Get Out deliberately leverages off of tried and true filmmaking techniques and provides it in a fresh and enjoyable package.

 

Star Wars – The Last Jedi: Worth Every Moment of Your Time

Star Wars: Episode VIII – The Last Jedi is all about action, adventure and fantasy on multiple levels with multiple developing story-lines.  This installment of the series includes content that could easily have been stretched into four separate films.  In short, The Last Jedi attempts to cover a great deal of ground and does so with success.

If I were to evaluate Star Wars: Episode VIII on an economic analysis basis it is the: JHL Price Performance Winner of 2017 for Best In Class Initial Viewing Action, Adventure and Fantasy*.

By the viewing time standard of today (i.e., lack of attention span or unwillingness to sit still for any extended-period of time) Episode VIII’s run time of 162 minutes (2.5+ hours) could be deemed as excessive or long in the tooth. Not So – at least for me.  The opening, closing, and development of existing story-lines is rather superb in The Last Jedi.  Writer\Director Rian Johnson and Film Editor Bob Ducsay deserve a great deal of the credit.  Both worked together on the quirky (and highly enjoyable) Looper.

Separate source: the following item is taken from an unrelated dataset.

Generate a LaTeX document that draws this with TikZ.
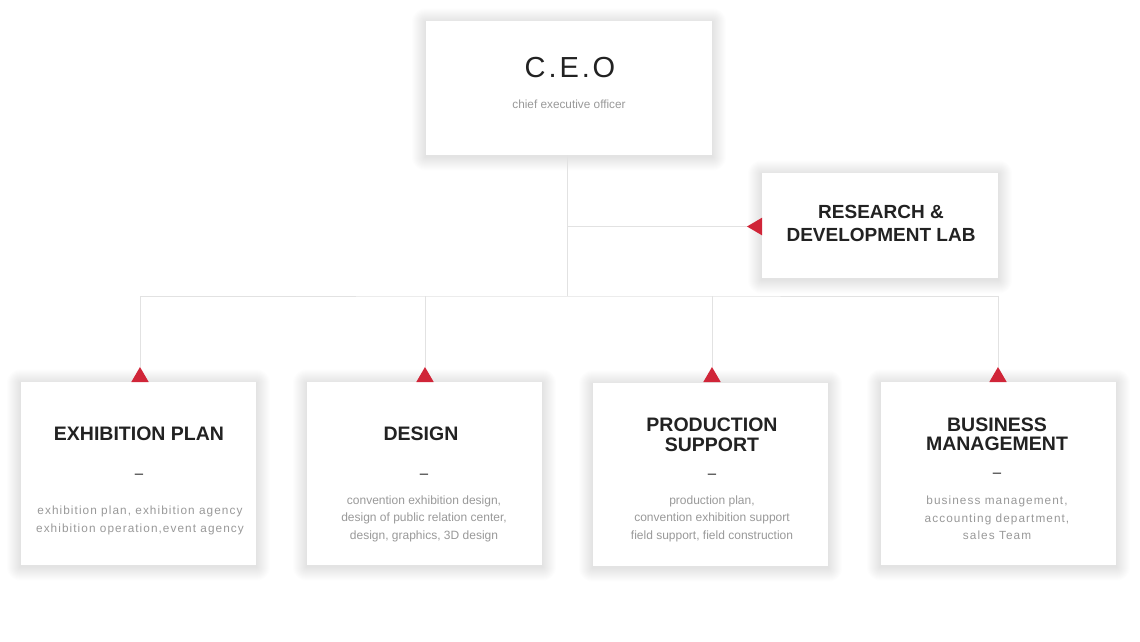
\documentclass[tikz,border=0pt]{standalone}
\usepackage{fontspec}
\setmainfont{Liberation Sans}
\usetikzlibrary{backgrounds}
\definecolor{titlecol}{HTML}{222222}
\definecolor{desccol}{HTML}{999999}
\definecolor{linecol}{HTML}{E2E2E2}
\definecolor{redtri}{HTML}{D02538}
\newfontfamily\ceofont[LetterSpace=10]{Liberation Sans}
\newfontfamily\spacedfont[LetterSpace=9]{Liberation Sans}
\tikzset{
  box/.style={fill=white, draw=none, inner sep=0pt},
  lowbox/.style={box, minimum width=235pt, minimum height=183pt},
  titletext/.style={font=\fontsize{19.5}{19.5}\selectfont\bfseries, text=titlecol, align=center, inner sep=0pt},
  desctext/.style={font=\fontsize{12}{17.5}\selectfont, text=desccol, align=center, inner sep=0pt},
  desctextsp/.style={font=\fontsize{11.8}{17.5}\spacedfont, text=desccol, align=center, inner sep=0pt},
  dashtext/.style={font=\fontsize{15}{15}\selectfont, text=titlecol, inner sep=0pt},
  conn/.style={draw=linecol, line width=1pt},
  tri/.style={fill=redtri, draw=none},
  shadowlayer/.style={fill=black, opacity=0.006}
}
\newcommand{\softshadow}[1]{%
  \foreach \k in {1,...,14}{
    \fill[shadowlayer, rounded corners=\k pt] ([xshift=-\k pt, yshift=-\k pt-1.5pt]#1.south west) rectangle ([xshift=\k pt, yshift=\k pt-1.5pt]#1.north east);
  }%
}
\begin{document}
\begin{tikzpicture}[x=1pt,y=-1pt]
\useasboundingbox (0,0) rectangle (1140,642);

% CEO
\node[box, minimum width=286pt, minimum height=134pt] (ceo) at (569,88) {};
\node[font=\fontsize{29}{29}\ceofont, text=titlecol, inner sep=0pt] (ceot) at (570,68) {C.E.O};
\node[font=\fontsize{11.8}{12}\selectfont, text=desccol, inner sep=0pt] (ceos) at (569,104) {chief executive officer};

% R&D
\node[box, minimum width=236pt, minimum height=105pt] (rd) at (880,225.5) {};
\node[titletext, font=\fontsize{19}{22.7}\selectfont\bfseries] (rdt) at (881,223.5) {RESEARCH \&\\DEVELOPMENT LAB};

% lower boxes
\node[lowbox] (ep) at (138.5,473.5) {};
\node[lowbox] (de) at (424.5,473.5) {};
\node[lowbox] (pr) at (710.5,474.5) {};
\node[lowbox] (bm) at (998.5,473.5) {};

\node[titletext] (ept) at (139,434) {EXHIBITION PLAN};
\node[dashtext] (epd) at (139,476) {–};
\node[desctextsp, font=\fontsize{11.8}{18}\spacedfont] (epx) at (140,520) {exhibition plan, exhibition agency\\exhibition operation,event agency};

\node[titletext] (det) at (421,434) {DESIGN};
\node[dashtext] (ded) at (424,476) {–};
\node[desctext] (dex) at (424,518.5) {convention exhibition design,\\design of public relation center,\\design, graphics, 3D design};

\node[titletext] (prt) at (712,435) {PRODUCTION\\SUPPORT};
\node[dashtext] (prd) at (712,476) {–};
\node[desctext] (prx) at (712,518.5) {production plan,\\convention exhibition support\\field support, field construction};

\node[titletext] (bmt) at (997,434.5) {BUSINESS\\MANAGEMENT};
\node[dashtext] (bmd) at (997,475.5) {–};
\node[desctextsp] (bmx) at (997,518) {business management,\\accounting department,\\sales Team};

\begin{pgfonlayer}{background}
  \fill[white] (0,0) rectangle (1140,642);
  \softshadow{ceo}
  \softshadow{rd}
  \softshadow{ep}
  \softshadow{de}
  \softshadow{pr}
  \softshadow{bm}
\end{pgfonlayer}

% connector coordinates
\coordinate (j1) at (567,226.5);
\coordinate (j2) at (567,296);
\coordinate (tr) at (747,226.5);
\coordinate (t1) at (140,367);
\coordinate (t2) at (425,367);
\coordinate (t3) at (712,367);
\coordinate (t4) at (998,367);

\draw[conn] (ceo.south -| j2) -- (j2);
\draw[conn] (j1) -- (tr);
\draw[conn] (t1) |- (j2) -| (t4);
\draw[conn] (t2) -- (t2 |- j2);
\draw[conn] (t3) -- (t3 |- j2);

% triangles
\foreach \t in {t1,t2,t3,t4}{
  \fill[tri] (\t) -- ([xshift=8.7pt,yshift=-15pt]\t) -- ([xshift=-8.7pt,yshift=-15pt]\t) -- cycle;
}
\fill[tri] (tr) -- ([xshift=15pt,yshift=-8.8pt]tr) -- ([xshift=15pt,yshift=8.8pt]tr) -- cycle;
\end{tikzpicture}
\end{document}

In Episode VIII the old and new characters have life and vibrancy alike.  The movie score from John Williams feels to have found a new hop in its step.  If there is any disappointment it would be that Carrie Fisher’s last performance is muted if not stale, and Laura Dern and her role feel completely out of place.  Dern and her role feel as if it was lifted at the last second from the cutting floor of The Hunger Games.

Any slight disappointment with the Last Jedi is easily snuffed out by a terrific performance by Mark Hamill and the perfect placement of comic relief.  Hamill is nothing short of superb in this film and some sight gags remain etched in my brain!

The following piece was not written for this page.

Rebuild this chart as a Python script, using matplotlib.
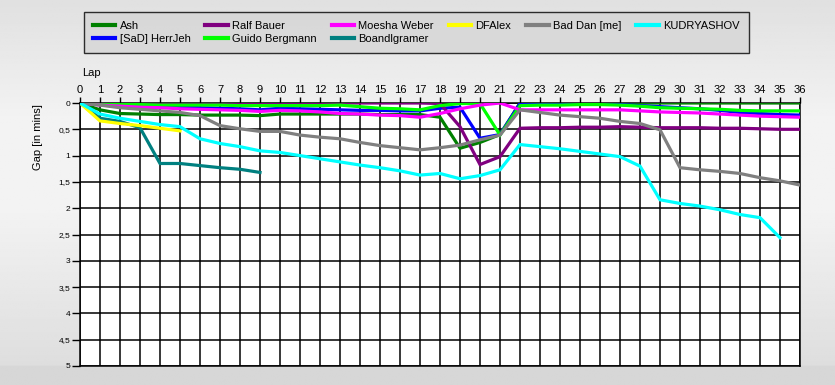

Ultimately, Star Wars: Episode VIII is as good an installment as any made previously.

*JD Power and Associates and their B.S. and easily obtained (via $$$) “Product Quality Awards” have nothing on me!

Lady Bird – Small Life and the Bigger Picture

Greta Gerwig’s film Lady Bird is a masterpiece.  Gerwig (Frances Ha, Mistress America) provides us an insight into life and a part of ourselves few films endeavor let alone accomplish.

Lady Bird stars Saoirse Ronan (Atonement – AAN, Hanna, The Grand Budapest Hotel, Brooklyn – AAN) as a high-school senior experiencing all that comes with this time of life.  Instead of being a programmatic re-tread of Hollywood story-line(s) and character(s) presented in out sized and or and overly simplistic form, Lady Bird feels real from start-to-finish.  Ronan – as almost always – is perfect in the role.

Better than any film in recent memory, Lady Bird shows us youth, age, inexperience, experience, warmth, cold, sincerity, insincerity, happiness, sadness, the ability to communicate feelings, and the lack thereof, the lack of appreciation and (ultimately) appreciation.

Laurie Metcalf (Mom’s voice in Toy Story movies, The Big Bang Theory, Roseanne) and Tracy Letts (U.S. Marshals, The Big Short, Elvis & Nixon) are Lady Bird’s parents. Lucas Hedges (Manchester By the Sea – AAN, Moonrise Kingdom), Beanie Feldstein (Orange is the New Black),  Timothée Chalamet (Interstellar) and Odeya Rush (Goosebumps) are Lady’s Birds circle of friends.  Each of these six characters have roles that are rich and well developed.  The actors prove to be more than capable in the role. Some with a level of true brilliance.

Jeff’s Worthless Trivia and Notes:

If you have not seen Atonement (AAN Best Film 2007) do so.  All five films nominated in 2007 (Atonement, No Country for Old Men, Michael Clayton, Juno, There Will Be Blood) were worthy of the statue.  Atonement, Michael Clayton and No Country for Old Men are in the Lubeck film library and watched repeatedly.

Gerwig is a strong actor. She is great at appearing to be completely self-centered with a total lack of self awareness.  However her writing and directing skills may win the day.

The personality of Hedges character in Lady Bird is a 180 degree turn from that in Manchester By the Sea – a performance for which he was nominated for an Academy Award.  He is so convincing in both – uncanny.